Here’s the thing: depending on who you talk to, Awake is either regarded as the apotheosis of Oberst’s strengths or a tired facsimile of earlier glories. Either way, it is generally accepted as the point where his music shifted into the more traditional folk-rock fare which has coloured his output ever since. From the decent, if flawed Cassadaga through his solo and Mystic Valley Band offerings, every record he’s released in the interim has found some critic touch on a newfound maturity of sorts, but in reality this was the album he stepped up to the plate as a singer and songwriter of note: fleshing out his themes as to be less self-centred and turning in a set of simple, simply beautiful songs.

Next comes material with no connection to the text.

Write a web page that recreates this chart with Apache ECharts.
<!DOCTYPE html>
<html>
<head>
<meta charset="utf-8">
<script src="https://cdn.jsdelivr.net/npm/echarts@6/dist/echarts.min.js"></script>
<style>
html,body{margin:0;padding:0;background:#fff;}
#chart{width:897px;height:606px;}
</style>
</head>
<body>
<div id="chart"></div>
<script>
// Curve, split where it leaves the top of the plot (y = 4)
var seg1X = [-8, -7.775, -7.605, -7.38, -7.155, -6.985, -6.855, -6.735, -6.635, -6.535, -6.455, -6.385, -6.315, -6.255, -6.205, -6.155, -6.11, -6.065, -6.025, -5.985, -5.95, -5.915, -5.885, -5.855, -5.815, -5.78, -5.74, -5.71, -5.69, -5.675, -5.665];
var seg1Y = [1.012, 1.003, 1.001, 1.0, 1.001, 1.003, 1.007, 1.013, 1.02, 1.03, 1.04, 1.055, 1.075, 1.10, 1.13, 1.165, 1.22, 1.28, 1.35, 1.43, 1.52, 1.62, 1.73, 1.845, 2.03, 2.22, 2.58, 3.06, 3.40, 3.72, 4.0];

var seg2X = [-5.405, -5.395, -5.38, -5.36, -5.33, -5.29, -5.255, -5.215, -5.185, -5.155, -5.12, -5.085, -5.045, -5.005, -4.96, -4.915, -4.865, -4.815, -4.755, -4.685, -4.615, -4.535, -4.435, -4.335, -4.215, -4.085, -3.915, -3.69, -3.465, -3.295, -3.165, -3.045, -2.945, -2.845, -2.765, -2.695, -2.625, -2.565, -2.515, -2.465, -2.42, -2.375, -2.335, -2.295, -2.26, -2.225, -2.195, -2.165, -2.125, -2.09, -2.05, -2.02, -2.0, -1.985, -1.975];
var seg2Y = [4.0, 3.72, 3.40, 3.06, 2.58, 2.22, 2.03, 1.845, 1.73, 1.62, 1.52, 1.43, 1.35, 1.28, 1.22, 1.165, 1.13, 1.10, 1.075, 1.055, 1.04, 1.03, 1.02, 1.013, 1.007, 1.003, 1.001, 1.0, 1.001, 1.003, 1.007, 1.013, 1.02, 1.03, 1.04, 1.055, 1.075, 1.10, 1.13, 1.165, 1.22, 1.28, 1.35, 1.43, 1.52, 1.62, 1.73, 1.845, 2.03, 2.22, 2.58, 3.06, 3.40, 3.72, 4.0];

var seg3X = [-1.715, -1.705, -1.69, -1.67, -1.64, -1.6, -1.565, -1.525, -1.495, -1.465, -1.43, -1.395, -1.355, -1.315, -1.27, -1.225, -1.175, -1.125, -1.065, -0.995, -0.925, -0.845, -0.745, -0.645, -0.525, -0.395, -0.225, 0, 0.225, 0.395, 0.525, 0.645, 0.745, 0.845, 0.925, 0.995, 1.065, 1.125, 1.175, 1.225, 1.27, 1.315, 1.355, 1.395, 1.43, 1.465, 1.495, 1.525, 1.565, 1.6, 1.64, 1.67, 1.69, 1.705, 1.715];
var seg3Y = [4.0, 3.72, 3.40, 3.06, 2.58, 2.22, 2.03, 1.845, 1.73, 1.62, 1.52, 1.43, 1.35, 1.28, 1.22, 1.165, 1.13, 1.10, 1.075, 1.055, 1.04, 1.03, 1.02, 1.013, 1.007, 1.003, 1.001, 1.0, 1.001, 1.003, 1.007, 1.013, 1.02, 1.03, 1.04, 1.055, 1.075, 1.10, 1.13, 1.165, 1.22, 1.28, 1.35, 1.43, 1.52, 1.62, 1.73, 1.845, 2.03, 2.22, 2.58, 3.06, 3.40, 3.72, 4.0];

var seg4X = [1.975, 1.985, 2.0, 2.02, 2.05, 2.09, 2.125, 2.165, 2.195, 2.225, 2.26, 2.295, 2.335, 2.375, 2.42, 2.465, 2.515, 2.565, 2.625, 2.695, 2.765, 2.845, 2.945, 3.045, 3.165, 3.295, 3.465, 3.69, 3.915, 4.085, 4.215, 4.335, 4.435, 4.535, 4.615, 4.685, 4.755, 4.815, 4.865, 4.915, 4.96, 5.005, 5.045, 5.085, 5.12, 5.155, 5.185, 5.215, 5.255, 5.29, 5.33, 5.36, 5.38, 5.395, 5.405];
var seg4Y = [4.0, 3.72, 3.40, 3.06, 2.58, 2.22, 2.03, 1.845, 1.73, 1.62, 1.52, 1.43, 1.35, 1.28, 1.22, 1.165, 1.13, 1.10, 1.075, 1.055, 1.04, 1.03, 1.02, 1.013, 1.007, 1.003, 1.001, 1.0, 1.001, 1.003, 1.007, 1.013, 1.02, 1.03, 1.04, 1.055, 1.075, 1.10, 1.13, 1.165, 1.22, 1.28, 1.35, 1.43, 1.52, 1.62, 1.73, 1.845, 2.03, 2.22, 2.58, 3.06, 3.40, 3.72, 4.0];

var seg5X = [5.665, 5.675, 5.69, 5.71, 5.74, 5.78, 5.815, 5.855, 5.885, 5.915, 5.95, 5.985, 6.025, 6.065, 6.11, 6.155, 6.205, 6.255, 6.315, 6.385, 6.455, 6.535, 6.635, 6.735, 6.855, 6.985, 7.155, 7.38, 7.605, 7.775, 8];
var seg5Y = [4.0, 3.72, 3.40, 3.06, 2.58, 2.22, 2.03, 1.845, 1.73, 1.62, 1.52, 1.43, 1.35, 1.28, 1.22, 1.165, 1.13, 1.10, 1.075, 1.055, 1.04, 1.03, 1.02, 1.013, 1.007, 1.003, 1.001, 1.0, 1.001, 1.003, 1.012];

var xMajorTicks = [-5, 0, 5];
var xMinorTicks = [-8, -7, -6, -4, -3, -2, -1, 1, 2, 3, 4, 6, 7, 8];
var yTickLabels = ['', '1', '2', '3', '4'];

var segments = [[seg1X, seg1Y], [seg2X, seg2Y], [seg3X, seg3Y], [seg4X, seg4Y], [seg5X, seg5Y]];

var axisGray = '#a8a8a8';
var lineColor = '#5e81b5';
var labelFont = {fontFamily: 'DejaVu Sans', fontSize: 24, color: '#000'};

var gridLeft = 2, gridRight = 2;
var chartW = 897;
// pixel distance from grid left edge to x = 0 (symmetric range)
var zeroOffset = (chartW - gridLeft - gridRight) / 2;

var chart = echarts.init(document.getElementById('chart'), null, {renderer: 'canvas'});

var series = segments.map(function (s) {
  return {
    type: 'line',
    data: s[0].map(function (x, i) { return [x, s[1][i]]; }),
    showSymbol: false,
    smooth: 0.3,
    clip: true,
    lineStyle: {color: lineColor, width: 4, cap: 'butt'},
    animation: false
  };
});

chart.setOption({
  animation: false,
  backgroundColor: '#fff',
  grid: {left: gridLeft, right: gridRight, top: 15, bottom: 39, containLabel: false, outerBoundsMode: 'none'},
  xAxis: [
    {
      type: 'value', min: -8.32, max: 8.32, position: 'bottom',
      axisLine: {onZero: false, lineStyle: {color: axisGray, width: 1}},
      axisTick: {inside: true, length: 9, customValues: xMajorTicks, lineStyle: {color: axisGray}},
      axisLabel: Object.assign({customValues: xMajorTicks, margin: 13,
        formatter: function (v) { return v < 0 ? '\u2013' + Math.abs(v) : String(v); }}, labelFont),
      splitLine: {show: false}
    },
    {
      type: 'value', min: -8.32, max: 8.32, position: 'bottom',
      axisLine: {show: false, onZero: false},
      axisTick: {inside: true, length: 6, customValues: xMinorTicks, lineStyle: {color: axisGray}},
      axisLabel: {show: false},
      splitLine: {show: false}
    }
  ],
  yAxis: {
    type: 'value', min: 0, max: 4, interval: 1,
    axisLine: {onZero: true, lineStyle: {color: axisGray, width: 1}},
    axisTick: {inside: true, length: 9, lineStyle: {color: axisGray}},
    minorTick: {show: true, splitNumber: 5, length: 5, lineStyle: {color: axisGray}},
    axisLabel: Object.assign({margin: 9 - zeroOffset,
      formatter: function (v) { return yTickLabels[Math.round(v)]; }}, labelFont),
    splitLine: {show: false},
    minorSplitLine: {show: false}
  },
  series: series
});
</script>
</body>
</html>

Ostensibly dealing with Oberst’s move to a New York apartment (though some had existed for years previously), these songs are haunted by Iraq and the ‘War on Terror’, establishing a growing sense of disquiet as he attempts to figure out his place in the city and the world at large. The opening ‘At the Bottom of Everything’ finds Oberst happy – delighted, almost – to acknowledge that in the grand scheme of things, he is “really no-one,” while on ‘Poison Oak’ he is but “a single cell on a serpent’s tongue.” His longings take centre-stage here, and transposed onto wider engagement with the world surrounding him, they become universal. Against a grand New York skyline, the stark, wintry ‘Lua’ details a fraught relationship born out of substance abuse and abject loneliness, but as he repeatedly sighs “it was so simple in the moonlight” to close it sounds more like a heartbreaking acknowledgement of defeat on a much broader scale.

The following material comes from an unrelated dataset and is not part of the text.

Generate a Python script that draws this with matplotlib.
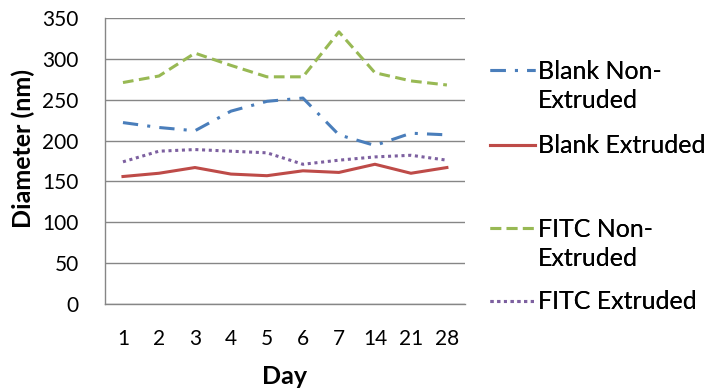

Countering that somewhat is the presence of ‘First Day of My Life’. The finger-picked chord pattern owes plenty to ‘Don’t Think Twice, It’s Alright’, sure – just as ‘At the Bottom of Everything’ effectively reverses and reboots ‘The Times They Are a-Changin’’ – but the sentiment is pure, and the result is something almost absurdly lovely; likely the sweetest Oberst has ever written. ‘Poison Oak’ bridges the gap between Awake and his earlier albums, recalling a time he “still believed in war,” (I love the tiny drum fill on the floor-tom here before the song hits its farewell crescendo) while ‘Another Travelin’ Song’ and ‘Land Locked Blues’ tackle Oberst’s penchant for wandering and nomadism in a series of arresting images and gorgeous harmonies.

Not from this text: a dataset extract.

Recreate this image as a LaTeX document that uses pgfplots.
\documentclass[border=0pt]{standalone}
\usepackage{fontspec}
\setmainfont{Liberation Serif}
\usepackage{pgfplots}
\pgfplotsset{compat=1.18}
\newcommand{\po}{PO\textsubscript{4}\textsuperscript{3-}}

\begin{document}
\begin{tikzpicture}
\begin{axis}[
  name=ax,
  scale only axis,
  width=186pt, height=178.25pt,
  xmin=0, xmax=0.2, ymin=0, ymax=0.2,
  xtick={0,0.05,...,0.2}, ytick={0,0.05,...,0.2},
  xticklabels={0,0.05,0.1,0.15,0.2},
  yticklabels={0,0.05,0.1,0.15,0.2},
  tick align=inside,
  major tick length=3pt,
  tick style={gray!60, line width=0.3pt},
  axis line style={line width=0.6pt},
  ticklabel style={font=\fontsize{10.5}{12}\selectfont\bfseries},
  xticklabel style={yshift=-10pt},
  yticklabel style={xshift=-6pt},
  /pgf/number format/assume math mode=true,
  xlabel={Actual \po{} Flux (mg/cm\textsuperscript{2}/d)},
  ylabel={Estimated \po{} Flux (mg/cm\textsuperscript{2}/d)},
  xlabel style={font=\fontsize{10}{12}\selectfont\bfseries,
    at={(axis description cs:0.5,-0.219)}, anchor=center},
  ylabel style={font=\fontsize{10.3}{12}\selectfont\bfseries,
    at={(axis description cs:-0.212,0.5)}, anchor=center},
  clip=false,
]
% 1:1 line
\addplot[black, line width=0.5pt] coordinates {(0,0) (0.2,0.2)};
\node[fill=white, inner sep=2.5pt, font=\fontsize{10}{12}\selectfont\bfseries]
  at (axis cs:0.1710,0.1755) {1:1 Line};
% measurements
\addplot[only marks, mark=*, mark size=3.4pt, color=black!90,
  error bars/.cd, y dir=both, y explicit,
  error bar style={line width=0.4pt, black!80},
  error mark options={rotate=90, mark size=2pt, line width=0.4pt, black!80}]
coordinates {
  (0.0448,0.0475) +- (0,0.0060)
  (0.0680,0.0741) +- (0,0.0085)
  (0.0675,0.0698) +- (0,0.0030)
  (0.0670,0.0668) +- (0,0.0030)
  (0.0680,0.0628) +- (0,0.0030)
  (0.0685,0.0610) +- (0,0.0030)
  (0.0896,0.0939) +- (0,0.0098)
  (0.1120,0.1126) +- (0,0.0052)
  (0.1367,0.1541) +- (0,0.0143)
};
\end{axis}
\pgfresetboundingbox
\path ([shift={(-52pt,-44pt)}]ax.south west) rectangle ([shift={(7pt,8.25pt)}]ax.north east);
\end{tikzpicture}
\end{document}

I’ve tried to refrain from zoning in on a key lyric. Five years ago I would have reeled off a breathless spiel, or maybe just suggested listening to the wonderful ‘Land Locked Blues’ in its entirety and taking your pick. Yet one that keeps returning to me as I write this comes courtesy of ‘Old Soul Song (for the New World Order)’. The song itself is a filmic depiction of Oberst and a friend heading out to a demonstration in the city – “the place we heard that everything would be” – armed with a camera to document the occasion:

We left before the dust had time to settle
And all the broken glass swept off the avenue
All the way home held your camera like a bible
Just wishing so bad that it held some kind of truth

This, ultimately, is what I think the album is about: the search for meaning and truth in a confused and contradictory 21st Century. Love and acceptance are sought after too; are intrinsically bound to these things (all of which are signified by the “yellow bird” that crops up throughout, making his perch on the disc itself). It’s a love letter to New York City every bit as vividly realised as The Catcher in the Rye or Manhattan, illuminated by this pursuit, exacerbated by the fact that the record’s protagonist isn’t entirely sure what role he’s supposed to be adopting himself.

Of course he has a clue, and a raft of romantic ideals behind him, but by the time the record bows out with the cacophonous incredulity of ‘Road to Joy’ he’s committed to little else other than to “fuck it up… [and] make some noise.” That this exquisitely painted milieu of uptown lofts and lonely bars, sympathetic waitresses and apocalypse-mongering preachers, trains underwater and flickering 24-hour news channels is nevertheless leavened with glimmers of hope and beauty marks I’m Wide Awake, It’s Morning as something truly special: a ragingly eloquent, soulful document of our times.